Task brief ▸ Copy the lines of the data below exactly, starting at the first and stopping after the line that contains "const bMax = 8.981;"; include no pictures.
....................
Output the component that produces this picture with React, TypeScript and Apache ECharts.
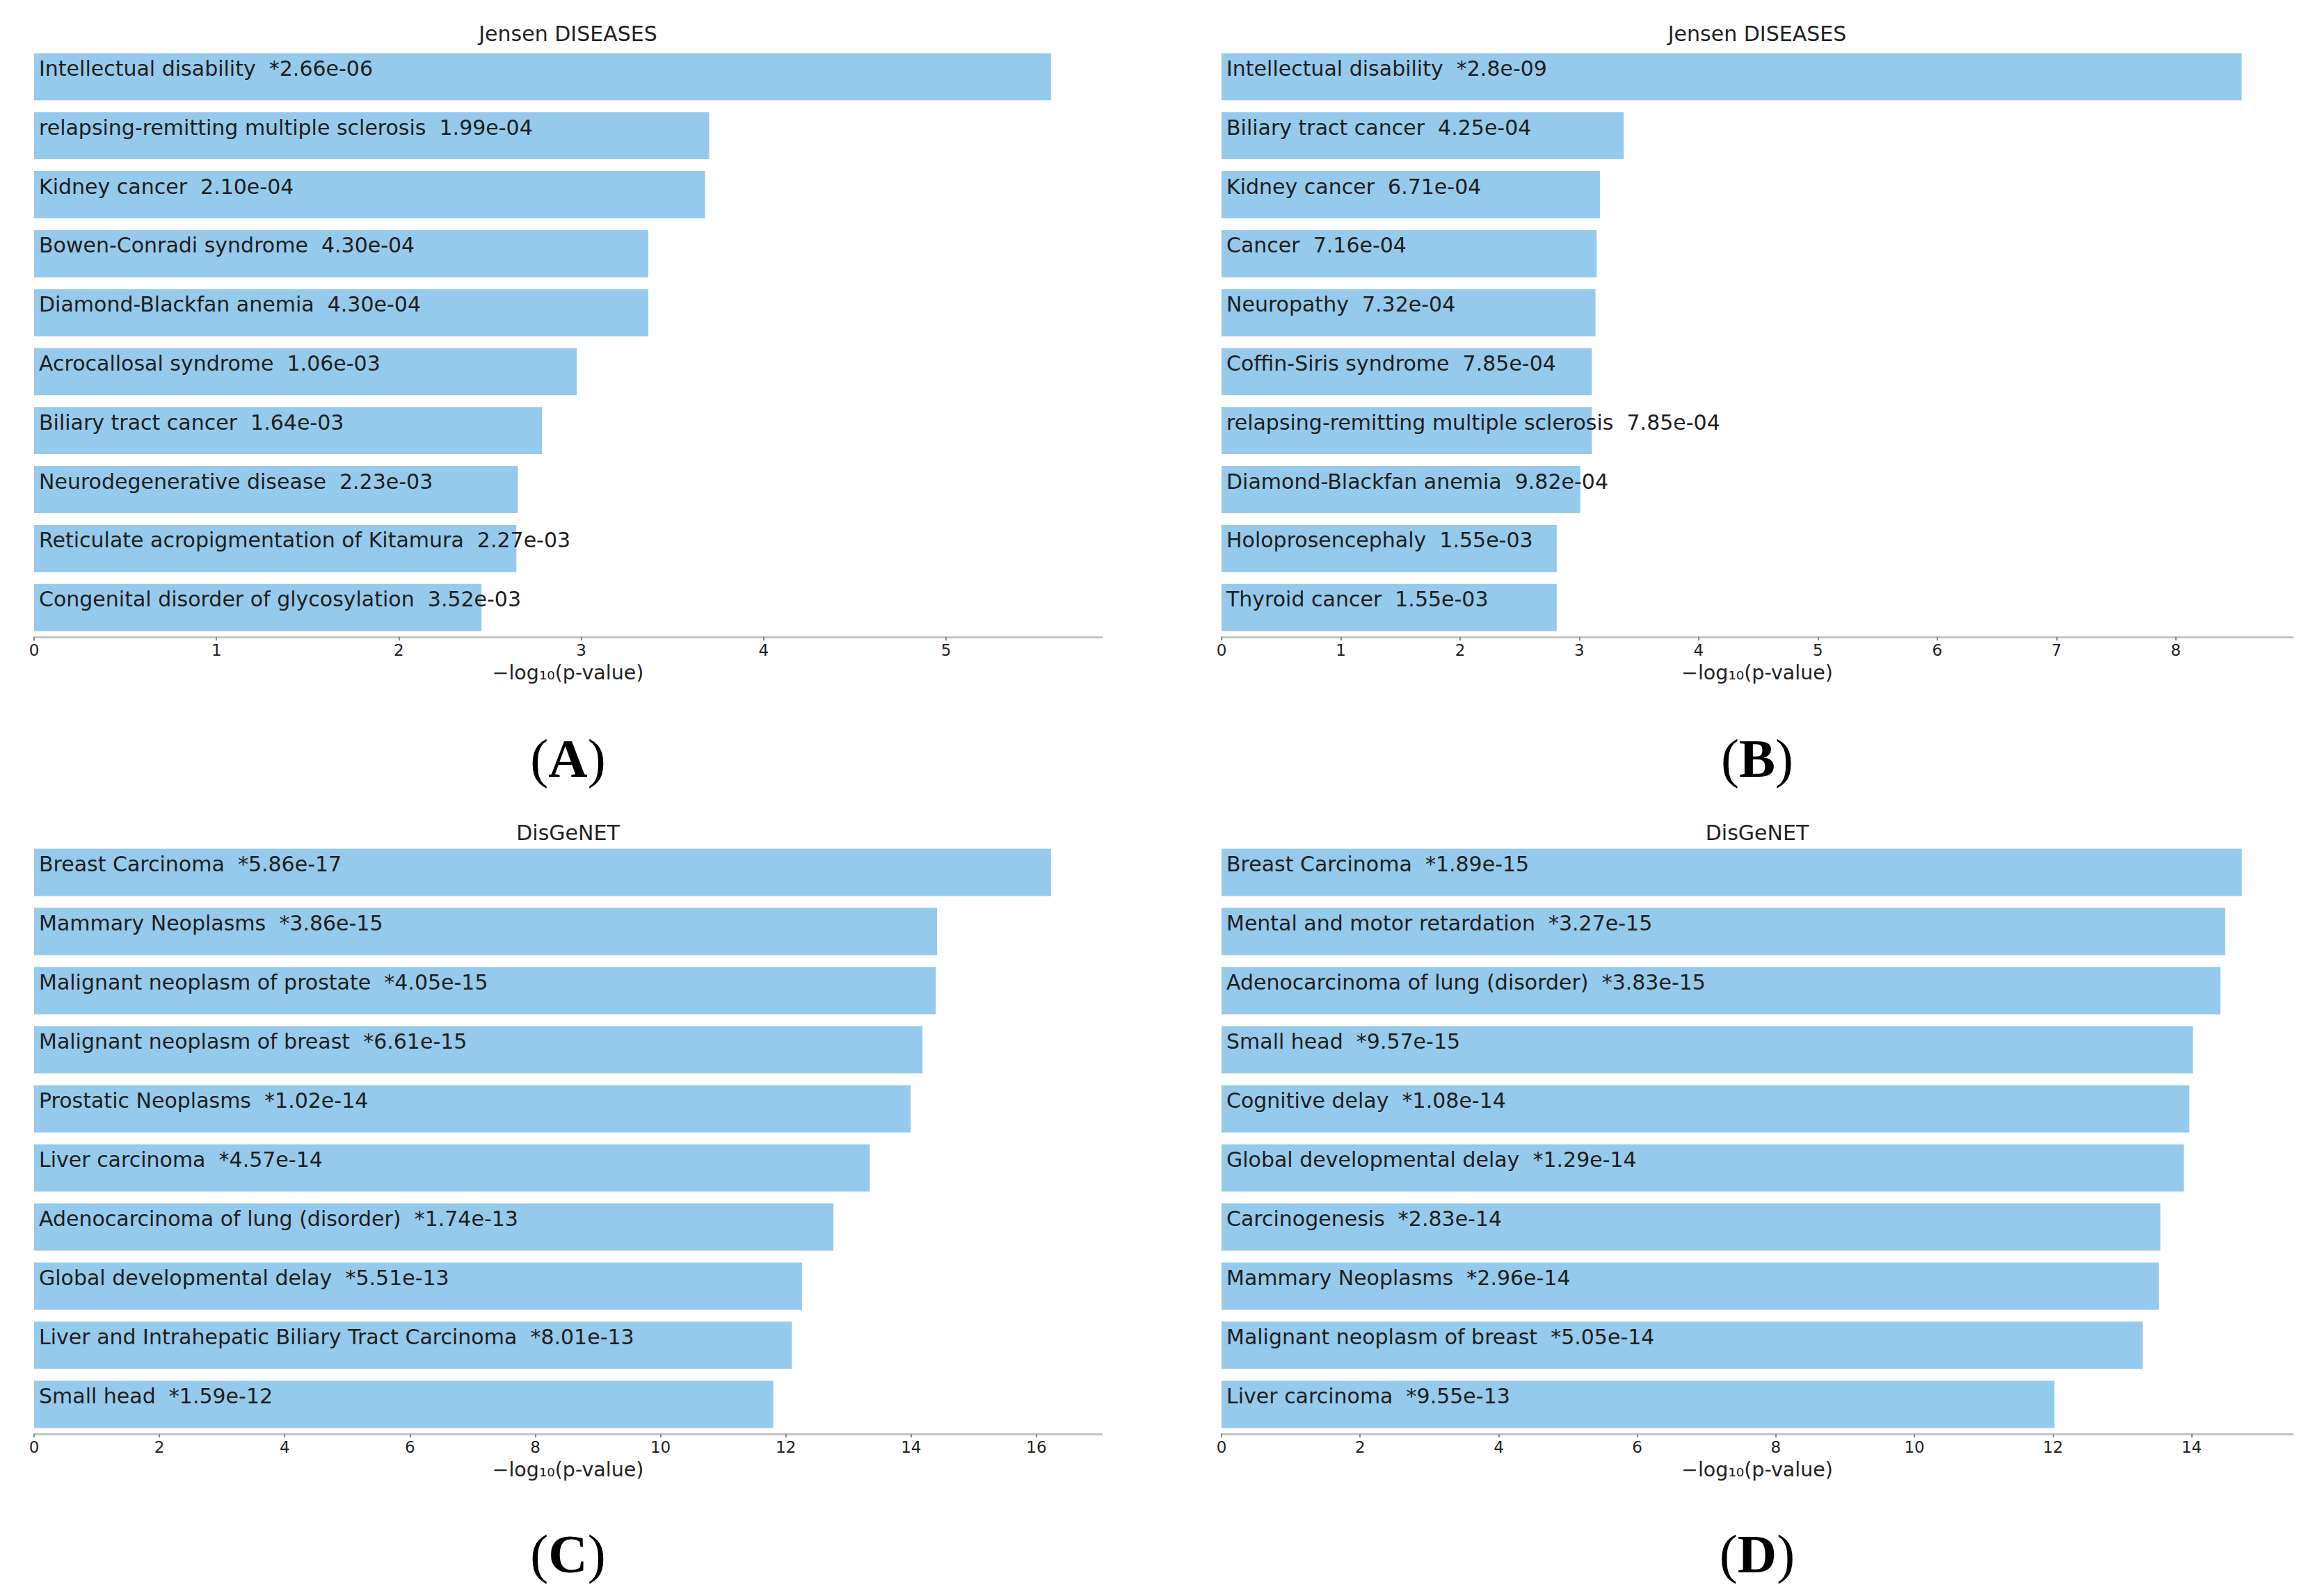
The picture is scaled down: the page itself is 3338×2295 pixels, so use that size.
import React, { useEffect, useRef } from "react";
import * as echarts from "echarts";

// ---------- data ----------
const aNames = [
  "Intellectual disability",
  "relapsing-remitting multiple sclerosis",
  "Kidney cancer",
  "Bowen-Conradi syndrome",
  "Diamond-Blackfan anemia",
  "Acrocallosal syndrome",
  "Biliary tract cancer",
  "Neurodegenerative disease",
  "Reticulate acropigmentation of Kitamura",
  "Congenital disorder of glycosylation",
];
const aPvals = ["*2.66e-06", "1.99e-04", "2.10e-04", "4.30e-04", "4.30e-04", "1.06e-03", "1.64e-03", "2.23e-03", "2.27e-03", "3.52e-03"];
const aScores = [5.575, 3.701, 3.678, 3.367, 3.367, 2.975, 2.785, 2.652, 2.644, 2.453];
const aTicks = [0, 1, 2, 3, 4, 5];
const aMax = 5.854;

const bNames = [
  "Intellectual disability",
  "Biliary tract cancer",
  "Kidney cancer",
  "Cancer",
  "Neuropathy",
  "Coffin-Siris syndrome",
  "relapsing-remitting multiple sclerosis",
  "Diamond-Blackfan anemia",
  "Holoprosencephaly",
  "Thyroid cancer",
];
const bPvals = ["*2.8e-09", "4.25e-04", "6.71e-04", "7.16e-04", "7.32e-04", "7.85e-04", "7.85e-04", "9.82e-04", "1.55e-03", "1.55e-03"];
const bScores = [8.553, 3.372, 3.173, 3.145, 3.135, 3.105, 3.105, 3.008, 2.81, 2.81];
const bTicks = [0, 1, 2, 3, 4, 5, 6, 7, 8];
const bMax = 8.981;

const cNames = [
  "Breast Carcinoma",
  "Mammary Neoplasms",
  "Malignant neoplasm of prostate",
  "Malignant neoplasm of breast",
  "Prostatic Neoplasms",
  "Liver carcinoma",
  "Adenocarcinoma of lung (disorder)",
  "Global developmental delay",
  "Liver and Intrahepatic Biliary Tract Carcinoma",
  "Small head",
];
const cPvals = ["*5.86e-17", "*3.86e-15", "*4.05e-15", "*6.61e-15", "*1.02e-14", "*4.57e-14", "*1.74e-13", "*5.51e-13", "*8.01e-13", "*1.59e-12"];
const cScores = [16.232, 14.413, 14.393, 14.18, 13.991, 13.34, 12.759, 12.259, 12.096, 11.799];
const cTicks = [0, 2, 4, 6, 8, 10, 12, 14, 16];
const cMax = 17.044;

const dNames = [
  "Breast Carcinoma",
  "Mental and motor retardation",
  "Adenocarcinoma of lung (disorder)",
  "Small head",
  "Cognitive delay",
  "Global developmental delay",
  "Carcinogenesis",
  "Mammary Neoplasms",
  "Malignant neoplasm of breast",
  "Liver carcinoma",
];
const dPvals = ["*1.89e-15", "*3.27e-15", "*3.83e-15", "*9.57e-15", "*1.08e-14", "*1.29e-14", "*2.83e-14", "*2.96e-14", "*5.05e-14", "*9.55e-13"];
const dScores = [14.724, 14.485, 14.417, 14.019, 13.967, 13.889, 13.548, 13.529, 13.297, 12.02];
const dTicks = [0, 2, 4, 6, 8, 10, 12, 14];
const dMax = 15.46;

const titles = ["Jensen DISEASES", "Jensen DISEASES", "DisGeNET", "DisGeNET"];
const panelLetters = ["A", "B", "C", "D"];
const axisTitle = "\u2212log\u2081\u2080(p-value)";

// ---------- layout / style ----------
const FONT = "DejaVu Sans";
const BAR_COLOR = "#96CAEC";
const grids = [
  { left: 49, top: 68, width: 1535, height: 848 },
  { left: 1756, top: 68, width: 1540, height: 848 },
  { left: 49, top: 1212, width: 1535, height: 850 },
  { left: 1756, top: 1212, width: 1540, height: 850 },
];
const titleY = [48, 48, 1197, 1197];
const letterY = [1090, 1090, 2234, 2234];

const panels = [
  { names: aNames, pvals: aPvals, scores: aScores, ticks: aTicks, max: aMax },
  { names: bNames, pvals: bPvals, scores: bScores, ticks: bTicks, max: bMax },
  { names: cNames, pvals: cPvals, scores: cScores, ticks: cTicks, max: cMax },
  { names: dNames, pvals: dPvals, scores: dScores, ticks: dTicks, max: dMax },
];

function buildOption() {
  const xAxis: any[] = [];
  const yAxis: any[] = [];
  const series: any[] = [];
  const graphic: any[] = [];
  panels.forEach((p, i) => {
    xAxis.push({
      type: "value",
      gridIndex: i,
      min: 0,
      max: p.max,
      axisLine: { show: true, lineStyle: { color: "#c4c4c4", width: 3 } },
      axisTick: { show: true, customValues: p.ticks, length: 5, lineStyle: { color: "#888", width: 2 } },
      axisLabel: { customValues: p.ticks, fontFamily: FONT, fontSize: 23, color: "#222", margin: 7 },
      splitLine: { show: false },
      name: axisTitle,
      nameLocation: "middle",
      nameGap: 37,
      nameTextStyle: { fontFamily: FONT, fontSize: 28.5, color: "#222" },
    });
    yAxis.push({
      type: "category",
      gridIndex: i,
      data: p.names,
      inverse: true,
      axisLine: { show: false },
      axisTick: { show: false },
      axisLabel: { show: false },
      splitLine: { show: false },
    });
    series.push({
      type: "bar",
      xAxisIndex: i,
      yAxisIndex: i,
      data: p.scores,
      barCategoryGap: "20%",
      silent: true,
      itemStyle: { color: BAR_COLOR },
      label: {
        show: true,
        position: [7, "50%"],
        align: "left",
        verticalAlign: "middle",
        offset: [0, -12],
        formatter: (prm: any) => p.names[prm.dataIndex] + "  " + p.pvals[prm.dataIndex],
        fontFamily: FONT,
        fontSize: 30,
        color: "#1e1e1e",
      },
    });
    const g = grids[i];
    graphic.push({
      type: "text",
      x: g.left + g.width / 2,
      y: titleY[i],
      style: {
        text: titles[i],
        fontFamily: FONT,
        fontSize: 30,
        fill: "#222",
        align: "center",
        verticalAlign: "middle",
      },
    });
    graphic.push({
      type: "text",
      x: g.left + g.width / 2,
      y: letterY[i],
      style: {
        text: "{p|(}{b|" + panelLetters[i] + "}{p|)}",
        align: "center",
        verticalAlign: "middle",
        rich: {
          p: { fontFamily: "Liberation Serif", fontSize: 78, fill: "#000" },
          b: { fontFamily: "Liberation Serif", fontSize: 78, fontWeight: "bold", fill: "#000" },
        },
      },
    });
  });
  return {
    animation: false,
    backgroundColor: "#ffffff",
    grid: grids,
    xAxis,
    yAxis,
    series,
    graphic,
  };
}

export default function App() {
  const ref = useRef<HTMLDivElement>(null);
  useEffect(() => {
    if (!ref.current) return;
    const chart = echarts.init(ref.current, null, { renderer: "svg" });
    chart.setOption(buildOption());
    return () => chart.dispose();
  }, []);
  return (
    <div
      ref={ref}
      style={{ position: "absolute", left: 0, top: 0, width: 3338, height: 2295, background: "#fff" }}
    />
  );
}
....................
Exercise result ▸
Output the component that produces this picture with React, TypeScript and Apache ECharts.
The picture is scaled down: the page itself is 3338×2295 pixels, so use that size.
import React, { useEffect, useRef } from "react";
import * as echarts from "echarts";

// ---------- data ----------
const aNames = [
  "Intellectual disability",
  "relapsing-remitting multiple sclerosis",
  "Kidney cancer",
  "Bowen-Conradi syndrome",
  "Diamond-Blackfan anemia",
  "Acrocallosal syndrome",
  "Biliary tract cancer",
  "Neurodegenerative disease",
  "Reticulate acropigmentation of Kitamura",
  "Congenital disorder of glycosylation",
];
const aPvals = ["*2.66e-06", "1.99e-04", "2.10e-04", "4.30e-04", "4.30e-04", "1.06e-03", "1.64e-03", "2.23e-03", "2.27e-03", "3.52e-03"];
const aScores = [5.575, 3.701, 3.678, 3.367, 3.367, 2.975, 2.785, 2.652, 2.644, 2.453];
const aTicks = [0, 1, 2, 3, 4, 5];
const aMax = 5.854;

const bNames = [
  "Intellectual disability",
  "Biliary tract cancer",
  "Kidney cancer",
  "Cancer",
  "Neuropathy",
  "Coffin-Siris syndrome",
  "relapsing-remitting multiple sclerosis",
  "Diamond-Blackfan anemia",
  "Holoprosencephaly",
  "Thyroid cancer",
];
const bPvals = ["*2.8e-09", "4.25e-04", "6.71e-04", "7.16e-04", "7.32e-04", "7.85e-04", "7.85e-04", "9.82e-04", "1.55e-03", "1.55e-03"];
const bScores = [8.553, 3.372, 3.173, 3.145, 3.135, 3.105, 3.105, 3.008, 2.81, 2.81];
const bTicks = [0, 1, 2, 3, 4, 5, 6, 7, 8];
const bMax = 8.981;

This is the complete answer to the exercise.